Işık, “Kuşak ve Yol girişiminin gerçekleştirilmesi açısından da önemli bir ülke olan Türkiye, Çin ile arasında altyapı inşaatı, ulaştırma, yüksek teknoloji ve finans alanlarında birçok iş birliğini yürütüyor. Bu iş birlikleriyle iki ülke de karşılıklı kazanımlar elde ediyor. Etkili ve büyük ölçekli yatırımlar her iki ülkenin de yerel ekonomik kalkınmasına büyük katkı yapacaktır. Gelecekte büyük ölçekli ileri teknoloji ve dijitalleşme temelli yatırımların karşılıklı olarak her iki ülkede de yapılması ve Türkiye’nin kendine özgü ürünlerinin Çin’e ihraç edilmesi gibi gelişmelerle Türkiye ve Çin arasındaki karşılıklı ticaret ve yatırımların artacağına inanıyorum” diye konuştu.
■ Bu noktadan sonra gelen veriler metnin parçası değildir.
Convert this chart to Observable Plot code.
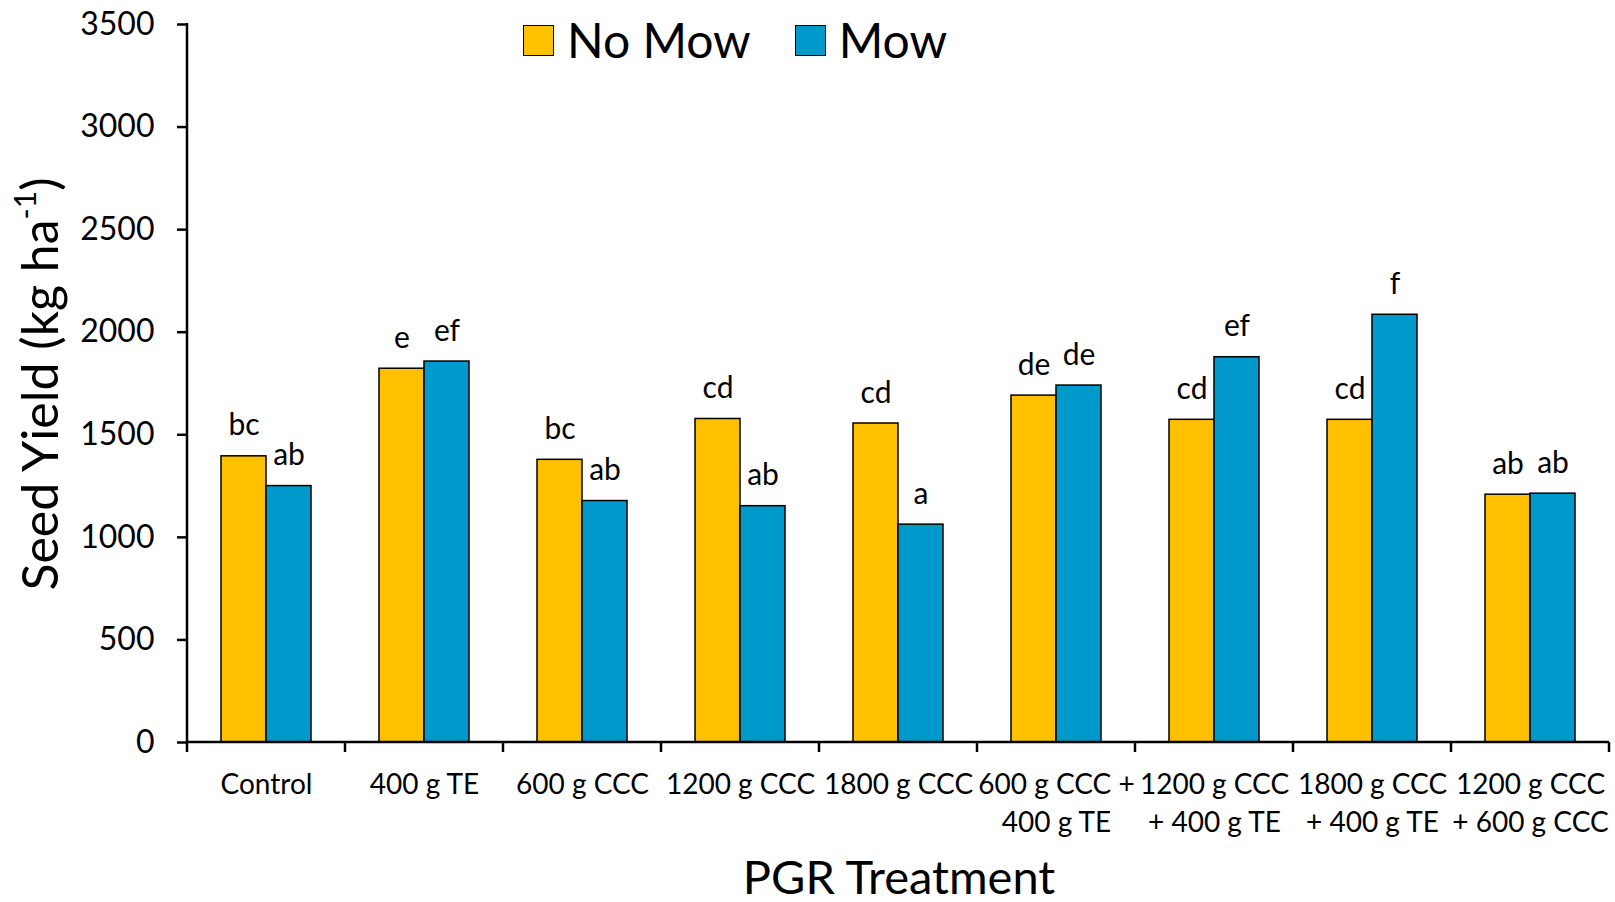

Gecede Pekin Shengdao Sijiu Likör Kültürü Geliştirme Firması’nın Başkan Yardımcısı Mao Yanyan da bir konuşma yaptı ve firmasının Hong Wei Song içkisiyle projeye destek verdiğini söyledi. Yanyan,
“Bir içkinin arkasında, büyüleyici kalitesinin yanı sıra bir marka hikayesi de vardır” diyerek Hong Wei Song’un Çin seramiğinden üretilen şişelerinden bahsetti.
Yanyan, “Likörün taşıyıcısı ve sanatsal ifadesi olan Hong Wei Song şişesi, tüketicilerin daha iyi bir yaşam sürdürmelerine yardımcı olmayı içeren markanın ilk idealini yansıtmaktadır. Hong Wei Song’un her şişesi, dünyanın porselen başkenti Jingdezhen’de üretiliyor” dedi.
Mao Yanyan şişenin prototipinin, uluslararası seramik ustası, Çinli çağdaş sanatçısı ve Tsinghua Üniversitesi Seramik Sanatı Bölüm Başkanı ve Çin Ressamlar Birliği Seramik Sanatı Komite Başkanı Bai Ming’in bir eseri olduğunu ve 2011 yılında Çin’de bir müzayede 1.265 milyon Yuana satıldığını söyledi.
Sichuan Eyaleti, Emeishan Zhu Ye Qing (Yeşil Bambu Yaprağı) Çay İşletmecisi Operasyon ve Yönetim Merkezi’nin Genel Müdürü Liu Zhilin de yaptığı konuşmada Türk ve Çinlilerin ‘ortak sevdası’ olan çaydan ve onun birleştirici gücünden bahsetti. Zhilin, “Tarih ve kültür açısından Türkiye ile Çin arasında, çaydan dolayı derin bir tarihi bağı bulunmaktadır. Bilindiği üzere çay, Çin’den yola çıkıp İpek Yolu aracılığıyla dünyaya yayılmış, birçok ülkede kök salmış, yerleşmiş, zengin ve çeşitli çay sanatı formlarını ve çay kültürlerini yaygınlaştırmıştır. Türkiye de İpek Yolu üzerinden çay ile buluşmuş, kendine özgü bir çay gelenek ve kültürünü edinmiştir. Çay, Türkiye ile Çin arasındaki dostane ilişkiler için harika imkanlar sunuyor” diye konuştu.